* [What to work on]:
Set all the material down again unchanged, without the pictures.

* [Information supplied]:
+++

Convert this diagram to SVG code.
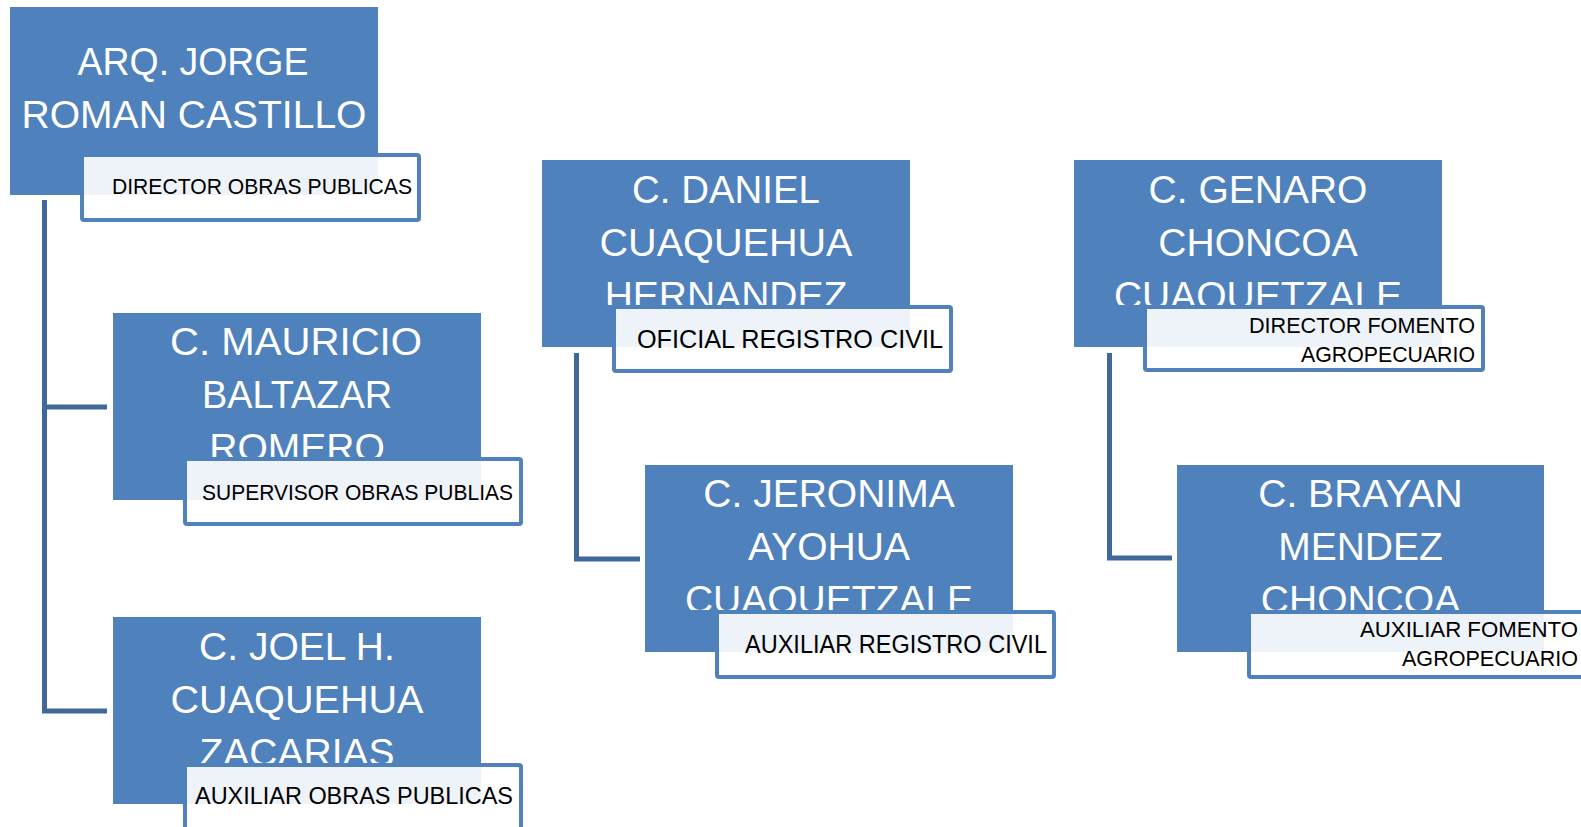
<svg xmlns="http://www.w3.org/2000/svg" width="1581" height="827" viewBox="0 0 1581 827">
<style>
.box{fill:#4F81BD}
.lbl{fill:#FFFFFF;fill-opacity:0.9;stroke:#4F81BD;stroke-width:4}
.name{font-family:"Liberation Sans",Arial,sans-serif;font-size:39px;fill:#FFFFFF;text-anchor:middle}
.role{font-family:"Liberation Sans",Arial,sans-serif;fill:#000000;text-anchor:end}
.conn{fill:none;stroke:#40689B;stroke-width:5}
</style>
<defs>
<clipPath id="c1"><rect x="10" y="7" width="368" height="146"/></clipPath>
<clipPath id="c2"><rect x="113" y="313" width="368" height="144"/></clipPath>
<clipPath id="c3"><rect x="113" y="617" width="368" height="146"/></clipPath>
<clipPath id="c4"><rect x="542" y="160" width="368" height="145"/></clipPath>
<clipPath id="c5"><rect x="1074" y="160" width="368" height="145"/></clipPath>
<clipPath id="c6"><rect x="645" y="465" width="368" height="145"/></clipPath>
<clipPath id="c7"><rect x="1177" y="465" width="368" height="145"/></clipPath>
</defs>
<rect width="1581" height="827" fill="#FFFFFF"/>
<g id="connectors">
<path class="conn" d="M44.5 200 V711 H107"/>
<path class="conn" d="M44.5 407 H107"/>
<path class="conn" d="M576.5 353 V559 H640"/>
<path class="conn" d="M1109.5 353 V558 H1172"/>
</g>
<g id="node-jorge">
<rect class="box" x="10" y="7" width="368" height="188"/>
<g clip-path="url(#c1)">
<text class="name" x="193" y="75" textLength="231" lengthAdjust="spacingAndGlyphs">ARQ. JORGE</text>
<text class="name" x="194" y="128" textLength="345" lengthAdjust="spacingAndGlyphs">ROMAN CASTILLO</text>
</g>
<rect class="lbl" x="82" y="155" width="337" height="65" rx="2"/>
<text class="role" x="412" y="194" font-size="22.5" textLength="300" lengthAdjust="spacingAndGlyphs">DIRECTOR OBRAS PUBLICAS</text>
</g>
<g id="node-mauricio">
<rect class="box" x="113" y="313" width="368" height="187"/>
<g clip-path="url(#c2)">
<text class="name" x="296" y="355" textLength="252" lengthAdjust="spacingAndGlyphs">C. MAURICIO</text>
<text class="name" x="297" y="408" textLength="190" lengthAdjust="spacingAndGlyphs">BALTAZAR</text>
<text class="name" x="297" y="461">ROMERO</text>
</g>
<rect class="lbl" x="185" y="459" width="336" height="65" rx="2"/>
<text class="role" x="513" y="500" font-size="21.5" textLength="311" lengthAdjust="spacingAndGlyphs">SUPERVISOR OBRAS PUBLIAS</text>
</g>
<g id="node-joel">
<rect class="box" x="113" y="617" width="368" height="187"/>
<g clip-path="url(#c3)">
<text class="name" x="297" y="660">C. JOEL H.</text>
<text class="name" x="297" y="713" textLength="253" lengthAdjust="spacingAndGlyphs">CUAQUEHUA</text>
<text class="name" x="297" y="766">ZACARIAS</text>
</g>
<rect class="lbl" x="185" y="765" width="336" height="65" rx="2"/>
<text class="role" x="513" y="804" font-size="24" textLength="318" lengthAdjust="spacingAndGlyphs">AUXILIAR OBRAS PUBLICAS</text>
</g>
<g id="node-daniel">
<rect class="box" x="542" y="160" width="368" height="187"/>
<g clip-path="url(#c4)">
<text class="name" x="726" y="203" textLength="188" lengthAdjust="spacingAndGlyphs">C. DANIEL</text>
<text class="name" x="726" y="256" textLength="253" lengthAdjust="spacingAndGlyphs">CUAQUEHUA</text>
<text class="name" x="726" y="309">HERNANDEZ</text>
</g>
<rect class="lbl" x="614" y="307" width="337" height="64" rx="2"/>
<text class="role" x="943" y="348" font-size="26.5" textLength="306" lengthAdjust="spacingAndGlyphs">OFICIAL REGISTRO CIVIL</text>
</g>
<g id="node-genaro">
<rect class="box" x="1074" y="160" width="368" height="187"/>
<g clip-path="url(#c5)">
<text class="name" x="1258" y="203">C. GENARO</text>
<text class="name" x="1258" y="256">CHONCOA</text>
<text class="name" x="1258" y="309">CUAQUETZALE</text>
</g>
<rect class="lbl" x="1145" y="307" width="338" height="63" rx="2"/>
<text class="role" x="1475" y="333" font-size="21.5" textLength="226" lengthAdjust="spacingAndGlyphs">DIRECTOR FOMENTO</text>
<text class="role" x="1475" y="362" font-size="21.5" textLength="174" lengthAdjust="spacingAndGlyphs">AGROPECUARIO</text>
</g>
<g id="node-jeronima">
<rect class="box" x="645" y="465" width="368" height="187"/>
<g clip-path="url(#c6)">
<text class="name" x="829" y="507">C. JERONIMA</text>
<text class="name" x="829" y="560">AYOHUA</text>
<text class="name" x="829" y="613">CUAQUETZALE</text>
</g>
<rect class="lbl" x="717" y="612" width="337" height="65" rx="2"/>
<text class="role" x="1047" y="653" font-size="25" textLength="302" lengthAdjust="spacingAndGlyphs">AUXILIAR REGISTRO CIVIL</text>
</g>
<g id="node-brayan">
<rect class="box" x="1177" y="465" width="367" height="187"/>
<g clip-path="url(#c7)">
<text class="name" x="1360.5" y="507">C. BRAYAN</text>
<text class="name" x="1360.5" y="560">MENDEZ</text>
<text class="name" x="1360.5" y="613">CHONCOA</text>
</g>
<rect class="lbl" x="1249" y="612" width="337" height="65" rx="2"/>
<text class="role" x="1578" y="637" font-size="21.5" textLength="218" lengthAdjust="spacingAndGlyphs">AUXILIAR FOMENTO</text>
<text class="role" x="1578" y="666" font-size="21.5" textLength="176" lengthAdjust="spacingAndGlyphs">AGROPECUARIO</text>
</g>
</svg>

+++

* [Task response]:
Convert this diagram to SVG code.
<svg xmlns="http://www.w3.org/2000/svg" width="1581" height="827" viewBox="0 0 1581 827">
<style>
.box{fill:#4F81BD}
.lbl{fill:#FFFFFF;fill-opacity:0.9;stroke:#4F81BD;stroke-width:4}
.name{font-family:"Liberation Sans",Arial,sans-serif;font-size:39px;fill:#FFFFFF;text-anchor:middle}
.role{font-family:"Liberation Sans",Arial,sans-serif;fill:#000000;text-anchor:end}
.conn{fill:none;stroke:#40689B;stroke-width:5}
</style>
<defs>
<clipPath id="c1"><rect x="10" y="7" width="368" height="146"/></clipPath>
<clipPath id="c2"><rect x="113" y="313" width="368" height="144"/></clipPath>
<clipPath id="c3"><rect x="113" y="617" width="368" height="146"/></clipPath>
<clipPath id="c4"><rect x="542" y="160" width="368" height="145"/></clipPath>
<clipPath id="c5"><rect x="1074" y="160" width="368" height="145"/></clipPath>
<clipPath id="c6"><rect x="645" y="465" width="368" height="145"/></clipPath>
<clipPath id="c7"><rect x="1177" y="465" width="368" height="145"/></clipPath>
</defs>
<rect width="1581" height="827" fill="#FFFFFF"/>
<g id="connectors">
<path class="conn" d="M44.5 200 V711 H107"/>
<path class="conn" d="M44.5 407 H107"/>
<path class="conn" d="M576.5 353 V559 H640"/>
<path class="conn" d="M1109.5 353 V558 H1172"/>
</g>
<g id="node-jorge">
<rect class="box" x="10" y="7" width="368" height="188"/>
<g clip-path="url(#c1)">
<text class="name" x="193" y="75" textLength="231" lengthAdjust="spacingAndGlyphs">ARQ. JORGE</text>
<text class="name" x="194" y="128" textLength="345" lengthAdjust="spacingAndGlyphs">ROMAN CASTILLO</text>
</g>
<rect class="lbl" x="82" y="155" width="337" height="65" rx="2"/>
<text class="role" x="412" y="194" font-size="22.5" textLength="300" lengthAdjust="spacingAndGlyphs">DIRECTOR OBRAS PUBLICAS</text>
</g>
<g id="node-mauricio">
<rect class="box" x="113" y="313" width="368" height="187"/>
<g clip-path="url(#c2)">
<text class="name" x="296" y="355" textLength="252" lengthAdjust="spacingAndGlyphs">C. MAURICIO</text>
<text class="name" x="297" y="408" textLength="190" lengthAdjust="spacingAndGlyphs">BALTAZAR</text>
<text class="name" x="297" y="461">ROMERO</text>
</g>
<rect class="lbl" x="185" y="459" width="336" height="65" rx="2"/>
<text class="role" x="513" y="500" font-size="21.5" textLength="311" lengthAdjust="spacingAndGlyphs">SUPERVISOR OBRAS PUBLIAS</text>
</g>
<g id="node-joel">
<rect class="box" x="113" y="617" width="368" height="187"/>
<g clip-path="url(#c3)">
<text class="name" x="297" y="660">C. JOEL H.</text>
<text class="name" x="297" y="713" textLength="253" lengthAdjust="spacingAndGlyphs">CUAQUEHUA</text>
<text class="name" x="297" y="766">ZACARIAS</text>
</g>
<rect class="lbl" x="185" y="765" width="336" height="65" rx="2"/>
<text class="role" x="513" y="804" font-size="24" textLength="318" lengthAdjust="spacingAndGlyphs">AUXILIAR OBRAS PUBLICAS</text>
</g>
<g id="node-daniel">
<rect class="box" x="542" y="160" width="368" height="187"/>
<g clip-path="url(#c4)">
<text class="name" x="726" y="203" textLength="188" lengthAdjust="spacingAndGlyphs">C. DANIEL</text>
<text class="name" x="726" y="256" textLength="253" lengthAdjust="spacingAndGlyphs">CUAQUEHUA</text>
<text class="name" x="726" y="309">HERNANDEZ</text>
</g>
<rect class="lbl" x="614" y="307" width="337" height="64" rx="2"/>
<text class="role" x="943" y="348" font-size="26.5" textLength="306" lengthAdjust="spacingAndGlyphs">OFICIAL REGISTRO CIVIL</text>
</g>
<g id="node-genaro">
<rect class="box" x="1074" y="160" width="368" height="187"/>
<g clip-path="url(#c5)">
<text class="name" x="1258" y="203">C. GENARO</text>
<text class="name" x="1258" y="256">CHONCOA</text>
<text class="name" x="1258" y="309">CUAQUETZALE</text>
</g>
<rect class="lbl" x="1145" y="307" width="338" height="63" rx="2"/>
<text class="role" x="1475" y="333" font-size="21.5" textLength="226" lengthAdjust="spacingAndGlyphs">DIRECTOR FOMENTO</text>
<text class="role" x="1475" y="362" font-size="21.5" textLength="174" lengthAdjust="spacingAndGlyphs">AGROPECUARIO</text>
</g>
<g id="node-jeronima">
<rect class="box" x="645" y="465" width="368" height="187"/>
<g clip-path="url(#c6)">
<text class="name" x="829" y="507">C. JERONIMA</text>
<text class="name" x="829" y="560">AYOHUA</text>
<text class="name" x="829" y="613">CUAQUETZALE</text>
</g>
<rect class="lbl" x="717" y="612" width="337" height="65" rx="2"/>
<text class="role" x="1047" y="653" font-size="25" textLength="302" lengthAdjust="spacingAndGlyphs">AUXILIAR REGISTRO CIVIL</text>
</g>
<g id="node-brayan">
<rect class="box" x="1177" y="465" width="367" height="187"/>
<g clip-path="url(#c7)">
<text class="name" x="1360.5" y="507">C. BRAYAN</text>
<text class="name" x="1360.5" y="560">MENDEZ</text>
<text class="name" x="1360.5" y="613">CHONCOA</text>
</g>
<rect class="lbl" x="1249" y="612" width="337" height="65" rx="2"/>
<text class="role" x="1578" y="637" font-size="21.5" textLength="218" lengthAdjust="spacingAndGlyphs">AUXILIAR FOMENTO</text>
<text class="role" x="1578" y="666" font-size="21.5" textLength="176" lengthAdjust="spacingAndGlyphs">AGROPECUARIO</text>
</g>
</svg>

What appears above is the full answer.